The shadow casting method can be used to separately create multiple graphics objects for a single compound graphics object. For example, a graphics model of a steam locomotive is created by shadow-casting basic components (e.g., the spoked wheels, the cab, the boiler and firebox) in combination with using pre-defined graphics elements (cubes, spheres, rods, cylinders) and assembling the graphics objects in a virtual environment.
If 3-D is not required in the virtual environment, the physical object is mapped onto a single bitmap using shadow-casting as described above in order to create a 2-D silhouette.
Texture mapping can be applied to the eventual graphics model to give it a specific appearance.
A user may create the bitmaps him/herself, e.g., as based on captured silhouettes, and submit the set of bitmaps to a service on the Internet. The service converts the set into a 3-D graphics model in terms of voxels or another representation, and sends it back to the user for refining or personalizing, or ready for use in a virtual environment or as decoration. The service may also take care of the refining according to, e.g., a specification submitted by the user, and of providing a script for animation as discussed above, etc.
Accordingly, the inventor provides a relatively inexpensive software tool to create graphics objects from real physical objects, by starting with bitmaps for an intermediate graphics model made by shadowcasting, and then by modifying its surface using elastic or inelastic deformation or chipping or drilling away voxels, texture mapping, coloring, etc. The tool is relatively easy to use, and is especially interesting as a toy, as entertainment, for educational purposes or for rapid prototyping. The tool is low-cost by virtue of, among other things, adequate processing power of commercially available PC""s.

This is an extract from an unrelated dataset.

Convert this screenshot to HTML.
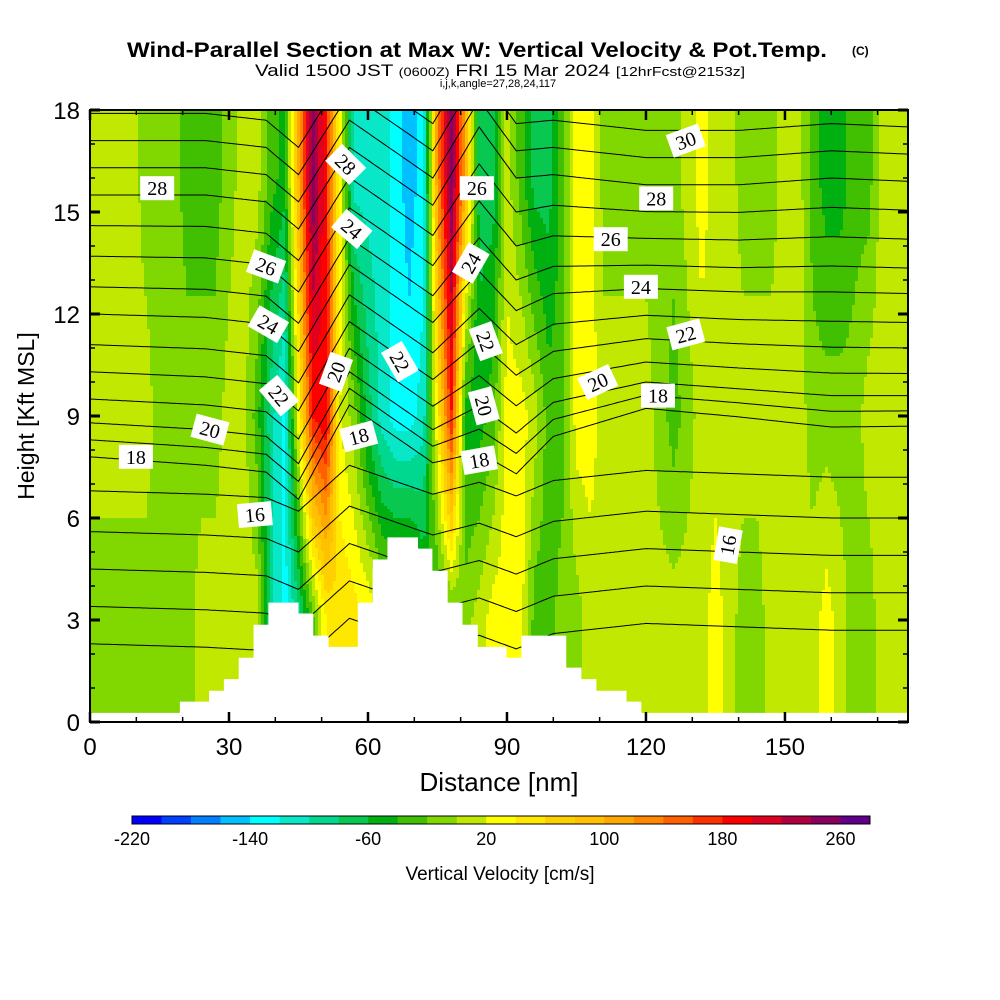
<!DOCTYPE html>
<html><head><meta charset="utf-8"><style>
body{margin:0;background:#fff;}
svg{display:block;font-family:"Liberation Sans",sans-serif;}
</style></head><body>
<svg id="chart" width="1000" height="1000" viewBox="0 0 1000 1000">
<rect width="1000" height="1000" fill="#fff"/>
<g>
<text x="127" y="57" font-size="21" font-weight="bold" textLength="700" lengthAdjust="spacingAndGlyphs">Wind-Parallel Section at Max W: Vertical Velocity &amp; Pot.Temp.</text>
<text x="852" y="55" font-size="12" font-weight="bold">(C)</text>
<text x="255" y="76" font-size="17" textLength="490" lengthAdjust="spacingAndGlyphs">Valid 1500 JST <tspan font-size="12">(0600Z)</tspan> FRI 15 Mar 2024 <tspan font-size="13">[12hrFcst@2153z]</tspan></text>
<text x="498" y="87" text-anchor="middle" font-size="11">i,j,k,angle=27,28,24,117</text>
</g>
<defs><clipPath id="pc"><rect x="90" y="110" width="818" height="612"/></clipPath></defs>
<g id="field" clip-path="url(#pc)"></g>
<g id="contours" clip-path="url(#pc)"></g>
<g id="terrain" clip-path="url(#pc)"></g>
<g id="labels"></g>
<rect x="90" y="110" width="818" height="612" fill="none" stroke="#000" stroke-width="2"/>
<g id="axes"></g>
<text x="499" y="791" text-anchor="middle" font-size="26">Distance [nm]</text>
<text transform="translate(34,416) rotate(-90)" text-anchor="middle" font-size="23">Height [Kft MSL]</text>
<g id="cbar"></g>
<text x="500" y="880" text-anchor="middle" font-size="19">Vertical Velocity [cm/s]</text>
</svg>
<script>
const NS="http://www.w3.org/2000/svg";
// ---- data ----
const catNm=[0,3,6,9,12,15,18,21,24,27,30,33,36,39,42,45,48,51,54,57,60,63,66,69,72,75,78,81,84,87,90,93,96,99,102,105,108,111,114,117,120,123,126,129,132,135,138,141,144,147,150,153,156,159,162,165,168,171,174,177];
const levelKft=[16,9,3];
const velHigh=[10,10,10,10,-10,-10,-10,-30,-30,-30, -10,10,10,-30,-50,100,260,180,30,-110, -110,-110,-130,-150,-130,120,260,100,-70,-70, 10,-30,-70,-70,-30,30,30,-10,-10,-10, -10,-10,-10,10,30,10,10,-10,-10,-10, 10,10,-30,-50,-50,-30,-30,10,10,10];
const velMid=[10,10,10,10,10,-10,-10,-10,-10,-10, 10,10,-30,-90,-130,30,180,200,20,-10, -70,-110,-130,-130,-110,40,180,-50,-50,-30, 30,30,10,-30,-30,30,30,10,10,10, 10,-10,-30,-10,10,10,10,10,10,10, 10,10,-10,-10,-10,-10,10,10,10,10];
const velLow=[-10,-10,-10,-10,-10,-10,-10,-10,10,10, 10,10,10,-90,-130,-90,-30,40,60,50, 40,10,10,10,-30,-50,-30,-10,10,30, 30,30,-30,-30,-10,-10,10,10,10,10, 10,10,10,10,10,30,10,-10,-10,10, 10,10,10,30,10,-10,-10,10,10,10];
const cbColors=["#0000ff","#0040ff","#0080ff","#00c0ff","#00ffff","#08e8c8","#00d890","#08c850","#00b010","#40c000","#80d800","#c0e800","#ffff00","#ffe800","#ffd000","#ffc000","#ffa800","#ff8800","#ff6000","#ff3000","#ff0000","#e00020","#b00040","#880060","#600088"];
const cbTicks=[-220,-140,-60,20,100,180,260];
const thetaVals=[13,14,15,16,17,18,19,20,21,22,23,24,25,26,27,28,29,30,31];
const thetaBase=[2.3,3.4,4.5,5.6,6.8,7.8,8.3,8.8,9.5,10.3,11.1,12.0,12.8,13.7,14.6,15.5,16.3,17.1,17.9];
const dispNm=[0,25,38,45,56,74,84,92,100,120,140,160,177];
const dispUpper=[0,0,-0.2,-1.0,1.4,-0.3,2.0,0.5,0.6,0.3,0.3,0.5,0.4];
const dispLower=[0,-0.2,-0.4,-1.2,1.5,-0.2,0.5,-0.3,0.6,1.2,1.0,0.8,0.8];
const terrStart=[19.4,25.7,28.9,32.1,35.3,38.5,45.0,48.2,51.5,57.8,61.0,64.2,70.8,73.9,77.2,80.4,83.7,89.9,93.1,102.8,106.1,109.3,115.8];
const terrEnd=119.0;
const terrKft=[0.6,0.92,1.26,1.89,2.86,3.51,3.19,2.54,2.21,3.51,4.78,5.43,5.1,4.45,3.51,2.86,2.21,1.89,2.54,1.6,1.26,0.92,0.6];
const floorKft=0.27;
const labelTheta=[28,26,24,22,20,18,16,28,24,20,18,22,26,24,22,20,18,30,28,26,24,22,20,18,16];
const labelNm=[14.5,38,38.5,40.8,25.9,9.9,35.6,55.2,56.5,53.1,58,66.9,83.5,82.2,85.4,85,84,128.6,122.2,112.4,118.9,128.6,109.6,122.6,137.7];
const labelKft=[15.7,13.4,11.7,9.6,8.6,7.8,6.1,16.4,14.5,10.3,8.4,10.6,15.7,13.5,11.2,9.3,7.7,17.1,15.4,14.2,12.8,11.4,10.0,9.6,5.2];
const labelRot=[0,20,30,50,15,0,-5,45,40,-70,-15,60,0,-60,70,75,-10,-20,0,0,0,-15,-25,0,-80];
// ---- scales ----
const X0=90,X1=908,Y0=722,Y1=110;
const xPx=nm=>X0+nm*4.633;
const yPx=k=>Y0-k*34;
const nmOf=px=>(px-X0)/4.633;
const kOf=py=>(Y0-py)/34;
function interpArr(xs,vs,x){
  if(x<=xs[0])return vs[0];
  for(let i=1;i<xs.length;i++){if(x<=xs[i]){const t=(x-xs[i-1])/(xs[i]-xs[i-1]);return vs[i-1]+t*(vs[i]-vs[i-1]);}}
  return vs[vs.length-1];
}
function vel(nm,k){
  const h=interpArr(catNm,velHigh,nm),m=interpArr(catNm,velMid,nm),l=interpArr(catNm,velLow,nm);
  if(k>=levelKft[0])return h;
  if(k>=levelKft[1]){const t=(k-levelKft[1])/(levelKft[0]-levelKft[1]);return m+t*(h-m);}
  if(k>=levelKft[2]){const t=(k-levelKft[2])/(levelKft[1]-levelKft[2]);return l+t*(m-l);}
  return l;
}
function binOf(v){return Math.max(0,Math.min(24,Math.floor((v+220)/20)));}
// ---- field ----
const field=document.getElementById('field');
const SX=3,SY=3;
for(let px=X0;px<X1;px+=SX){
  let runStart=Y1,runBin=-1;
  const nm=nmOf(px+SX/2);
  for(let py=Y1;py<=Y0;py+=SY){
    const b=py<Y0?binOf(vel(nm,kOf(py+SY/2))):-2;
    if(b!==runBin){
      if(runBin>=0){
        const r=document.createElementNS(NS,'rect');
        r.setAttribute('x',px);r.setAttribute('y',runStart);r.setAttribute('width',SX+0.5);r.setAttribute('height',py-runStart+0.5);
        r.setAttribute('fill',cbColors[runBin]);
        
        
        field.appendChild(r);
      }
      runBin=b;runStart=py;
    }
  }
}
// ---- contours ----
const cg=document.getElementById('contours');
thetaVals.forEach((th,i)=>{
  let pts=[];
  for(let nm=0;nm<=178;nm+=0.5){
    const up=interpArr(dispNm,dispUpper,nm),lo=interpArr(dispNm,dispLower,nm);
    let d;
    if(th<18){d=lo*0.5;}else{const t=Math.max(-0.3,Math.min(1,(th-20)/8));d=lo*(1-t)+up*t;}
    pts.push(xPx(nm).toFixed(1)+','+yPx(thetaBase[i]+d).toFixed(1));
  }
  const p=document.createElementNS(NS,'polyline');
  p.setAttribute('points',pts.join(' '));
  p.setAttribute('fill','none');p.setAttribute('stroke','#000');p.setAttribute('stroke-width','1');
  
  
  cg.appendChild(p);
});
// ---- terrain ----
const tg=document.getElementById('terrain');
let d='M'+xPx(-1)+','+(Y0+2)+' L'+xPx(-1)+','+yPx(floorKft);
terrStart.forEach((s,i)=>{
  const e=i+1<terrStart.length?terrStart[i+1]:terrEnd;
  d+=' L'+xPx(s)+','+yPx(floorKft)+' L'+xPx(s)+','+yPx(terrKft[i])+' L'+xPx(e)+','+yPx(terrKft[i])+' L'+xPx(e)+','+yPx(floorKft);
});
d+=' L'+xPx(180)+','+yPx(floorKft)+' L'+xPx(180)+','+(Y0+2)+' Z';
const tpath=document.createElementNS(NS,'path');
tpath.setAttribute('d',d);tpath.setAttribute('fill','#fff');


tg.appendChild(tpath);
// ---- labels ----
const lg=document.getElementById('labels');
labelTheta.forEach((th,i)=>{
  const g=document.createElementNS(NS,'g');
  g.setAttribute('transform','translate('+xPx(labelNm[i]).toFixed(1)+','+yPx(labelKft[i]).toFixed(1)+') rotate('+labelRot[i]+')');
  
  
  const r=document.createElementNS(NS,'rect');
  r.setAttribute('x',-17);r.setAttribute('y',-12);r.setAttribute('width',34);r.setAttribute('height',24);r.setAttribute('fill','#fff');
  g.appendChild(r);
  const t=document.createElementNS(NS,'text');
  t.setAttribute('x',0);t.setAttribute('y',7);t.setAttribute('text-anchor','middle');t.setAttribute('font-size','20');
  t.setAttribute('font-family','"Liberation Serif",serif');
  t.textContent=th;
  g.appendChild(t);
  lg.appendChild(g);
});
// ---- axes ----
const ax=document.getElementById('axes');
function line(x1,y1,x2,y2,w,name){const l=document.createElementNS(NS,'line');l.setAttribute('x1',x1);l.setAttribute('y1',y1);l.setAttribute('x2',x2);l.setAttribute('y2',y2);l.setAttribute('stroke','#000');l.setAttribute('stroke-width',w);


ax.appendChild(l);}
function txt(x,y,s,size,anchor,name){const t=document.createElementNS(NS,'text');t.setAttribute('x',x);t.setAttribute('y',y);t.setAttribute('font-size',size);t.setAttribute('text-anchor',anchor);t.textContent=s;


ax.appendChild(t);}
for(let k=0;k<=18;k++){
  const y=yPx(k),len=k%3===0?10:5,w=k%3===0?3:1.5;
  line(X0,y,X0+len,y,w,'y-tick');line(X1-len,y,X1,y,w,'y-tick');
  if(k%3===0)txt(80,y+9,String(k),24,'end','y-tick-label');
}
for(let nm=0;nm<=176;nm+=10){
  const x=xPx(nm),maj=nm%30===0,len=maj?10:5,w=maj?2.5:1.5;
  line(x,Y0,x,Y0-len,w,'x-tick');line(x,Y1,x,Y1+len,w,'x-tick');
  if(maj)txt(x,755,String(nm),24,'middle','x-tick-label');
}
// ---- colorbar ----
const cb=document.getElementById('cbar');
const CB0=132,CBW=738/25;
cbColors.forEach((c,i)=>{
  const r=document.createElementNS(NS,'rect');
  r.setAttribute('x',CB0+i*CBW);r.setAttribute('y',816);r.setAttribute('width',CBW+0.3);r.setAttribute('height',8);r.setAttribute('fill',c);
  
  
  cb.appendChild(r);
});
const cbo=document.createElementNS(NS,'rect');
cbo.setAttribute('x',CB0);cbo.setAttribute('y',816);cbo.setAttribute('width',738);cbo.setAttribute('height',8);cbo.setAttribute('fill','none');cbo.setAttribute('stroke','#000');


cb.appendChild(cbo);
cbTicks.forEach(v=>{
  const t=document.createElementNS(NS,'text');
  t.setAttribute('x',CB0+(v+220)/20*CBW);t.setAttribute('y',845);t.setAttribute('font-size','18');t.setAttribute('text-anchor','middle');
  t.textContent=v;
  
  
  cb.appendChild(t);
});
</script>
</body></html>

Also, instead of shadow-casting equipment, the user takes pictures of the physical object using a digital camera, and converts these digital pictures into bitmap silhouettes using a graphics editing software program or a photo editing software program. The user then has to specify to some degree the relative angular position of the different silhouettes so as to associate the viewpoints of the silhouettes with the relative orientation of the object with respect to the camera. For this purpose, a tripod and a paper target with predefined angles can be used, for example.